The sudden transition by fire scenario is double scary, of course, because if it scales up it starts to add carbon back into the atmosphere...

I for one am making no promises that Texas will not have unheard of flood years as well as the climate system keeps adjusting to new boundary conditions. This means that even xeric landscaping will fail, and we end up with lunar landscaping...

As the UT slogan says, "What Starts Here Changes the World".

ScruffyDan said...

Thanks Andy, lots of specific information there about the lost pines (my comment was based on very general knowledge).

Sudden transition by fire is quite scary and it applies to many forests all over the world. The Boreal forest is at particular risk (and contains a large amount of carbon) as much of its southern boundary is controlled by fire frequency. The northern boundary is mostly controlled by permafrost, which means that the southern fire controlled boundary can move north much faster than the northern boundary.

Jim Bouldin said...

If the park's been aggressively prescribe burned in the past, then it's a very strong bet that this IS "mattering much", affecting the current fire's behavior. That's the whole point of doing the burns.

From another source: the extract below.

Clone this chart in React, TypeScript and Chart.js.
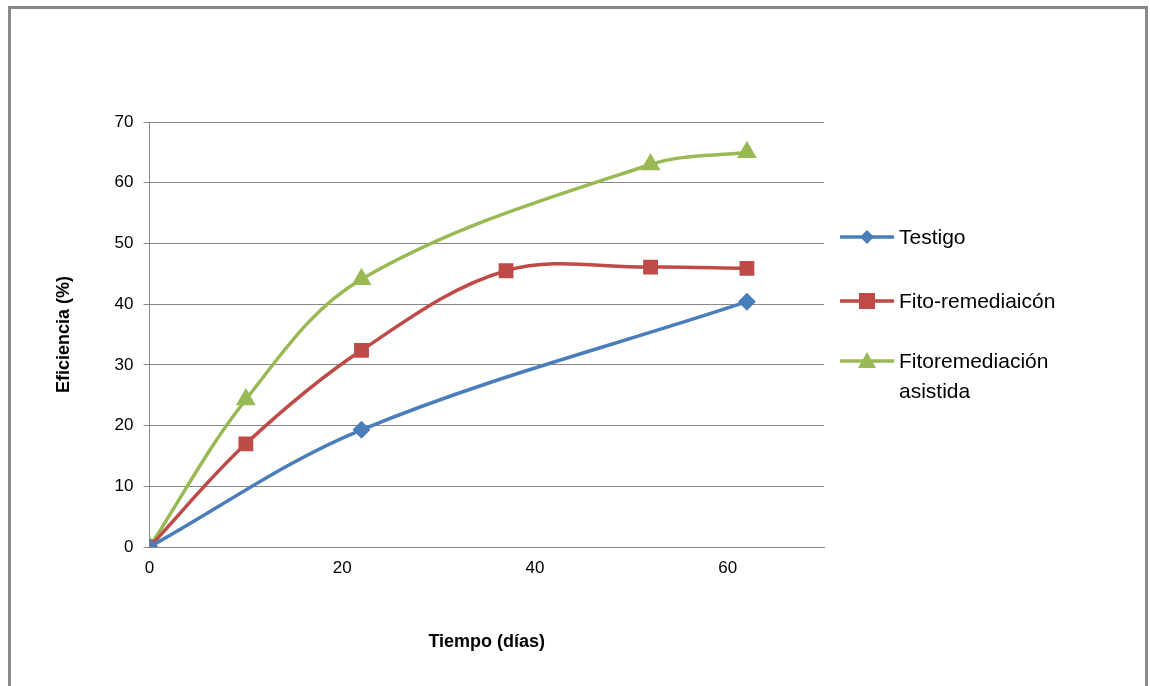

Fire behavior always depends critically on landscape scale vegetation condition, including density and continuity, which have been greatly altered pretty much everywhere via fire control, roads and agriculture, etc. You can't just attribute the current fires to uniqueness of the current climate conditions. Too simplistic.

This fire might be one of the best things that could have happened to the park.

Anonymous said...

I have read that the Lost Pine Forest exists there because of the geologic formation lying underneath it, which provides more soil moisture than the geologic formation that surrounds it. So its area is limited, and that is why it seems so odd the first time one come upon it.